When the game was still amateur, you had to work at the same time. I loved it.
It gave me a routine and a focus apart from rugby. I would train and then go to school. Growing up rugby had always been a bit of a hobby for me and then teaching was my job.
I was told I’d have to play full-time in 2003 – it was one or the other. I chose rugby but, looking back, I regret it.
Gareth Cooper and Sililo Martens, who were in the Celtic Warriors squad at the time, had been away at the World Cup so I was getting games.
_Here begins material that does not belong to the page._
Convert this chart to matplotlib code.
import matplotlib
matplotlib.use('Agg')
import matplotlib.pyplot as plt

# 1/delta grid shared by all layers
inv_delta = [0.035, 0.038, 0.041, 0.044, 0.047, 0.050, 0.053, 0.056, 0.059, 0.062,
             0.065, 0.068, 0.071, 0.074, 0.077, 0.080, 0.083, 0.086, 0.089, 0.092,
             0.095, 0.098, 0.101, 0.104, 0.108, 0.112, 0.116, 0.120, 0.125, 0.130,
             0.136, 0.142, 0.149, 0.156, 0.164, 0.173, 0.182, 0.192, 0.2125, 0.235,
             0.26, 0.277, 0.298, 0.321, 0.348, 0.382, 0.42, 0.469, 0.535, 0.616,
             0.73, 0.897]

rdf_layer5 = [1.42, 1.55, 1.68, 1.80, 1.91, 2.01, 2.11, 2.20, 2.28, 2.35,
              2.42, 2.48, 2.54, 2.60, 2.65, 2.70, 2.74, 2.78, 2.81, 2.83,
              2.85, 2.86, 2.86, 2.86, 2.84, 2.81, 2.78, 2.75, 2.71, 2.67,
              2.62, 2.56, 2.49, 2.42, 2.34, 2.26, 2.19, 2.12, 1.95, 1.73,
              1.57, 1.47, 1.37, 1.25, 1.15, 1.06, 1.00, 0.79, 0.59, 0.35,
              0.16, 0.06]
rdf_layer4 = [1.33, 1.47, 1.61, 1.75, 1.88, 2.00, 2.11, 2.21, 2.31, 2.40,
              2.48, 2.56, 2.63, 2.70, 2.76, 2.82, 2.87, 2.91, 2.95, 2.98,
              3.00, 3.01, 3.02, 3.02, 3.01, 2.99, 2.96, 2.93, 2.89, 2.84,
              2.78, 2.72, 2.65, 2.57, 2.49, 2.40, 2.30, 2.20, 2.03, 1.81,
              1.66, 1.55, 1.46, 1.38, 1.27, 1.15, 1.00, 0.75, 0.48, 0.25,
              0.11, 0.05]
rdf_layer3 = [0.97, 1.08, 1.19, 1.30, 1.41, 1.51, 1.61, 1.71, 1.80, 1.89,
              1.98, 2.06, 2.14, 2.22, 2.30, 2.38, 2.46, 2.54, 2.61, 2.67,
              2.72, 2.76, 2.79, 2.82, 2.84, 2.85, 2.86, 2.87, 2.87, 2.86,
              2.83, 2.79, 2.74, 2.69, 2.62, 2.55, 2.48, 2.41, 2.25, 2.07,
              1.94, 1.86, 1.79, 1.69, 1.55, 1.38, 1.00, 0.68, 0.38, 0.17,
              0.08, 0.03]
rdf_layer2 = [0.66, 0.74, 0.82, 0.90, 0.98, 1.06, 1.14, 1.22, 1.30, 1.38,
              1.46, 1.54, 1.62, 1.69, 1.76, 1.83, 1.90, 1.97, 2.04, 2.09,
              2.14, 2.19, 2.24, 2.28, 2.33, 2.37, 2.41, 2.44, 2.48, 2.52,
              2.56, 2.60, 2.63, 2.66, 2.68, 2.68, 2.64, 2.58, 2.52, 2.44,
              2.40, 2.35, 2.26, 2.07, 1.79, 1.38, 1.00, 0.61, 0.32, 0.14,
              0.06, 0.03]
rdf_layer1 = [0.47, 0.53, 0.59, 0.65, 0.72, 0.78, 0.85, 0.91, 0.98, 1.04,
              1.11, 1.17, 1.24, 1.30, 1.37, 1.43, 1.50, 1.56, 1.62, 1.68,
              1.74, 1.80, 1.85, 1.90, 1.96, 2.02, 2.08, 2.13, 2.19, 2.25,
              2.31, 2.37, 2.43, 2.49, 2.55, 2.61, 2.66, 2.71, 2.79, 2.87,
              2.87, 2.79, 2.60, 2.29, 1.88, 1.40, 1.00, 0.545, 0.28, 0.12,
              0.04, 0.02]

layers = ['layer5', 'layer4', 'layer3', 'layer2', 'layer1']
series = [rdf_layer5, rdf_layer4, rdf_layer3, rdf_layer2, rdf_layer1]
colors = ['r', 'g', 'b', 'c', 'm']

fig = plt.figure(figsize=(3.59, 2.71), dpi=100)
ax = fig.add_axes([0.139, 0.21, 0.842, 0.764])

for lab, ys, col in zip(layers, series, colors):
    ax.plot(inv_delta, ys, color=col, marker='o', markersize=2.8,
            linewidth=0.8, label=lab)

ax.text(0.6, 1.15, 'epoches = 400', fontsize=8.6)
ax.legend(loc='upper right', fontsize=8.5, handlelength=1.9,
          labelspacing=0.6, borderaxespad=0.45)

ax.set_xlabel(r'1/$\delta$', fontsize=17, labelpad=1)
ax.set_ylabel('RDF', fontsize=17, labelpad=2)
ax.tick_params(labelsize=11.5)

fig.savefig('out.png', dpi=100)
When they came back I was third choice scrum-half.
Half way through that season I wished I’d carried on the teaching, it was just more enjoyable.
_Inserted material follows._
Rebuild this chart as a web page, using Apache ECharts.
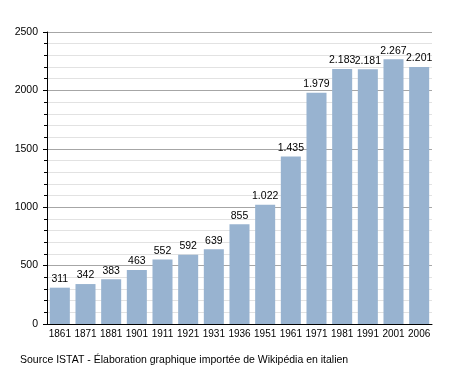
<!DOCTYPE html>
<html><head><meta charset="utf-8">
<script src="https://cdn.jsdelivr.net/npm/echarts@6/dist/echarts.min.js"></script>
<style>html,body{margin:0;padding:0;background:#fff}#c{width:458px;height:373px}</style>
</head><body><div id="c"></div>
<script>
const categories = ['1861','1871','1881','1901','1911','1921','1931','1936','1951','1961','1971','1981','1991','2001','2006'];
const population = [311,342,383,463,552,592,639,855,1022,1435,1979,2183,2181,2267,2201];
const yTicks = [0,500,1000,1500,2000,2500];
const sourceText = 'Source ISTAT - Élaboration graphique importée de Wikipédia en italien';

const fmt = v => v >= 1000 ? Math.floor(v/1000) + '.' + String(v%1000).padStart(3,'0') : String(v);
const chart = echarts.init(document.getElementById('c'), null, {renderer:'canvas'});
chart.setOption({
  animation:false,
  textStyle:{fontFamily:'Liberation Sans, Arial, sans-serif'},
  grid:{left:47,right:26,top:32,bottom:49,containLabel:false},
  xAxis:{type:'category',data:categories,
    axisLine:{lineStyle:{color:'#000',width:1}},
    axisTick:{show:false},
    axisLabel:{color:'#000',fontSize:10,margin:5,interval:0}},
  yAxis:{type:'value',min:yTicks[0],max:yTicks[yTicks.length-1],interval:500,
    axisLine:{show:true,lineStyle:{color:'#000'}},
    axisTick:{show:true,length:4,lineStyle:{color:'#000'}},
    minorTick:{show:true,splitNumber:5,length:3,lineStyle:{color:'#000'}},
    splitLine:{lineStyle:{color:'#a6a6a6',width:1}},
    minorSplitLine:{show:true,lineStyle:{color:'#e2e2e2',width:1}},
    axisLabel:{color:'#000',fontSize:10.5,margin:9,formatter:v=>String(v)}},
  series:[{type:'bar',data:population,barCategoryGap:'22%',
    itemStyle:{color:'#98b3d0'},
    label:{show:true,position:'top',color:'#000',fontSize:10.5,distance:3,formatter:p=>fmt(p.value)}}],
  graphic:[{type:'text',left:20,top:355,style:{text:sourceText,fill:'#000',fontSize:10.5,fontFamily:'Liberation Sans, Arial, sans-serif'}}]
});
</script></body></html>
I went back to Pontypridd as a player-coach before going into just coaching. I enjoyed coaching much more than playing so I didn’t find it hard to step away.
We won two SWALEC cups with Pontypridd and I was also teaching at Bryn Celynnog Comprehensive School before I was offered the job of coaching the Wales Sevens side.
Again it was a case of not being able to juggle all my commitments. With Sevens you can be away for up to 14 weeks of the year.
My headmistress was kind enough to give me a three-month sabbatical to concentrate on the team and we won the World Cup. After that I realised I couldn’t carry on doing both, so I took a gamble and left my job to do the Sevens full-time.
I really enjoy teaching PE but this was a different challenge. It’s a great environment, there are some good players coming through. It’s a really good test as far as coaching is concerned and I was lucky enough to inherit a squad, full of some very good youngsters.
Six weeks before the World Cup we had beaten New Zealand for the first time in Wellington. We went from strength to strength, beating them again in the quarter-final before winning the thing. It was all about momentum and we deserved it.
That was one of my career highlights as was my debut for my country on an overseas tour to Canada, Fiji and Tonga in 1994 when I was 24.
I played against Canada A, my first time in a Wales senior shirt. Then I was a sub against Canada before playing against Tonga. It was not an easy game, but we managed to win. There must be something about Canada because that was where I got to captain Wales when a lot of the boys were away with the Lions in ‘97.
I’d made 30-odd appearances for Wales A and captained them so I had experience of it and knew how it worked, but it was still a great highlight.
I played ten times for Wales, having played through the ages from East Wales U11, U15, U18 and U21, and then played for Cardiff, Pontypridd and Celtic Warriors.
Rugby’s a way of life in Wales – it was all I knew from a very early age.